Is it White Chyna now? Blac Chyna pedals $250 skin whitening cream (that could be deadly)

As if by divine connection with an earlier piece on this here site on Black Fishing, we are back to talking about dysmorphic behaviors, only this time, we are talking skin lightening.

Yes it is a thing, and in fact it is something that we talked about quite literally 4 years ago in the product form of Whitenicious.

Whitenicious is actually not a new product but has been around some time now causing controversy. How it recently became relevant is that Blac Chyna, a personality most recently associated with the Kardashian/Jenner family has begun pedalling the skin bleaching creme. This product is actually not for sale in the States but is actually being sold in African countries.

So no, Blac Chyna herself has not created a skin lightening cream, but she is pedalling it. Whether she is doing it for relevancy or coin or attention, no one but she can say.

What is very clear is that there is a partnership between she and the original company created by Nigerian- Cameroonian star, Dencia. The Whitenicious x Blac Chyna Collection is being billed as "illuminating and brightening cream" that "lightens without bleaching skin out".

What is worse is the blatant ignoring of the harm these products can cause. Blac Chyna's product, coming in at a whopping $250 per swarovski encrusted jar, is currently being pedaled to some of the globe's poorest. The United Nations declared Nigeria to be the poverty capital of the world due to having the highest number of poor people in the world concentrated within its borders. And that is where Blac Chyna and Dencia are concentrating their Whitenicious launch. Most skin-lightening products aren't banned in Nigeria like they are in most countries due to the danger these creams pose. An astounding 77% of Nigerian women are reported to use some form of skin-lightening on a regular basis.

That means Whitenicious is predatorily targeting some of the poorest people to sell their $250 skin bleach, that could end up causing major health problems.

Doctors from around the continent are worried because of one key ingredient in skin lightening products that is especially harmful: MERCURY. The amount of mercury present is enough to do severe and serious damage to kidneys and liver.

All just to bleach the melanin from the skin?

This whole Whitenicious situation really confuses me. Whitenicious is a skin whitening product supposedly for the removal of "dark spots". Dencia, who not only I guess the dark spots she wanted removing was the one covering all over her body. Case and point:

Yep, this is Miss Dencia before the Whitenicious, and this is her after. (I don't understand. Im actually confused as to why she would want to harm herself in this way. She's a beautiful woman. Why? What? Huh?)

Dencia, standing behind her product, says on social media “S/O to everyone supporting whitenicious & s/0 to those indirectly supporting but thinking they’re hating with Ph.D. worthy Essays. #FreePress.”
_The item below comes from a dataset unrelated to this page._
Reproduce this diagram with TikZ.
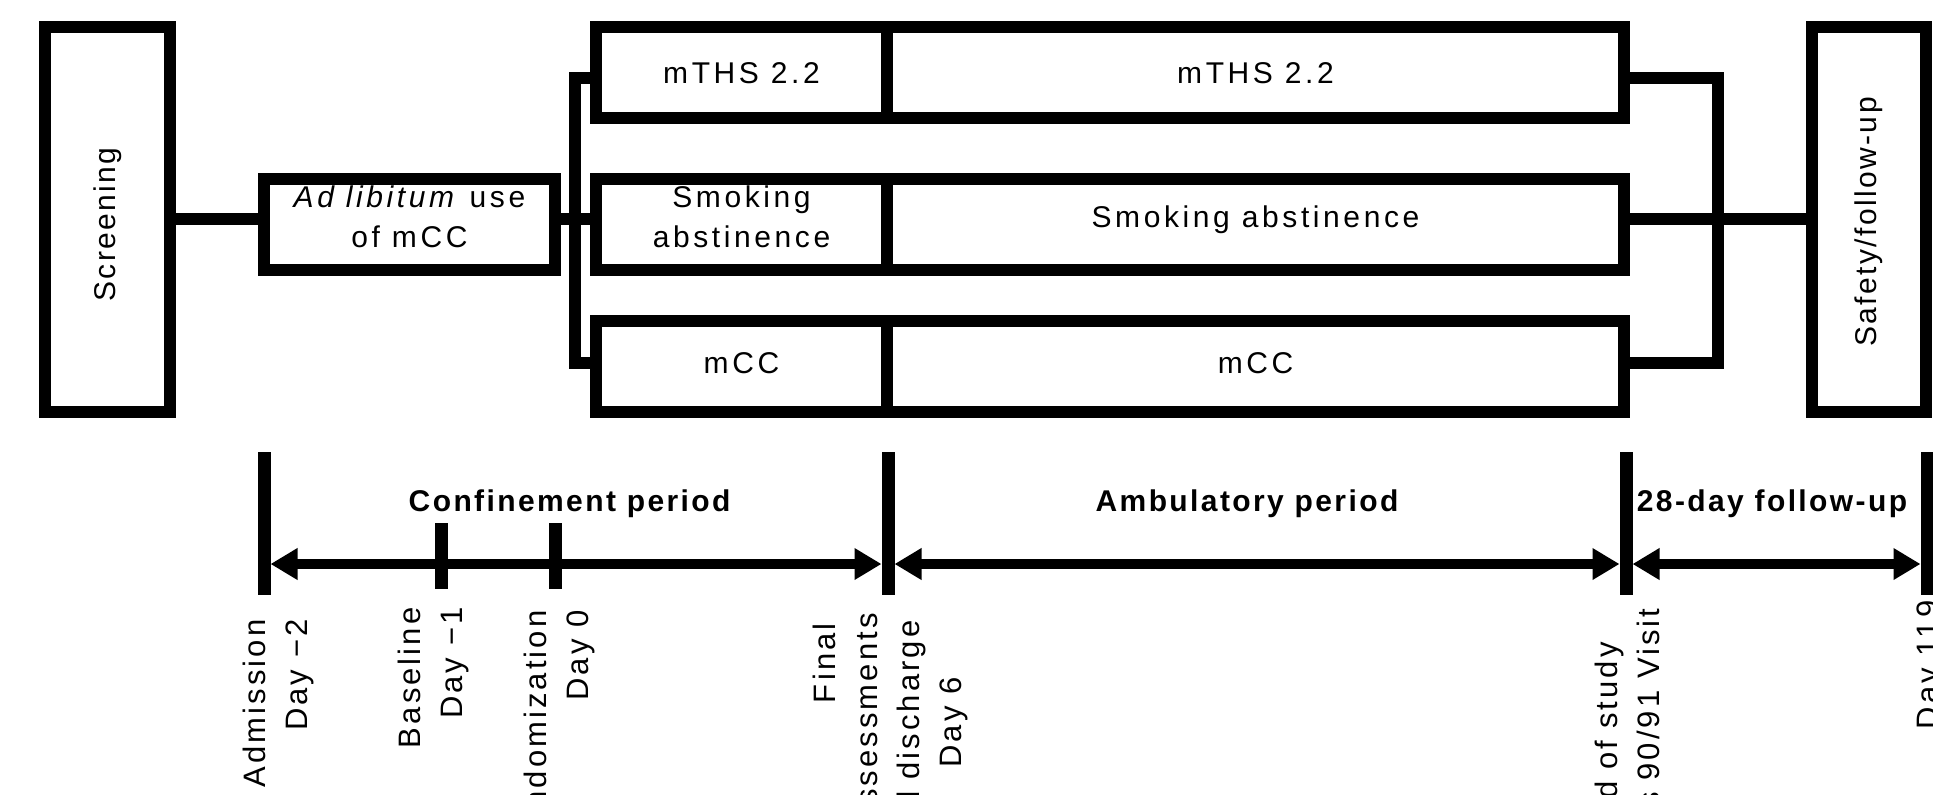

Then I thought, Sure! I would endorse this product. After all who wants to be their natural hue? Why be brown when you can be bleached? I mean forget gorgeous deep hued women of color like Naomi Campbell, Lupita Nyong'o, Iman, Lauren Hill, Bethann Hardison, and Alek Wek to name a few among the Billions of others.

And you know what's even worse than Dencia, a woman from the motherland endorsing this product? The fact that it sold out within DAYS of it being released. Days.

What does that say about the global mental state of the Black Female? What does that reveal about how women of color really feel about their own beauty? Do we really believe that light skin is the right skin? Do we actually think that a hue other than our God-given skin tone would be better?

This can't be good. It's like we are bleaching the literal melanin from our skin.

Knowing full well what is in these products and the danger they pose to the human body, unlike here where there could be commercials from a big law firm doing a lawsuit for all the people who used this product and it had adverse effects, what is going to happen to those who cough up the $250 and literally poison themselves? (Something similar actually happened recently in Japan due to a skin whitening cream produced in Korea.)

Why do we do this? Why, Black people, do we refuse to embrace our God given skin, reject the image of beauty that has been stuffed down our throats and write our own definitions? It's the same with why we choose to "relax" our hair with products that cause blistering of the scalp, destruction of the hair and have been proven to be carcinogenic.

And for what? So that we can think we are actually beautiful while we destroy ourselves? To poison ourselves? When is it going to stop?

When we make it stop. When we choose to stop buying into the lies that only long straight hair, narrow noses, and fair skin are the standard of beauty, stop supporting these products, look in the mirror and tell ourselves and each other, every single day, that we were created in the image of God and God does not make garbage.

But you know what is garbage? Colorism. And Whitenicious. And Mercury. And anyone who wants to prey on the on the poor to pad their pockets.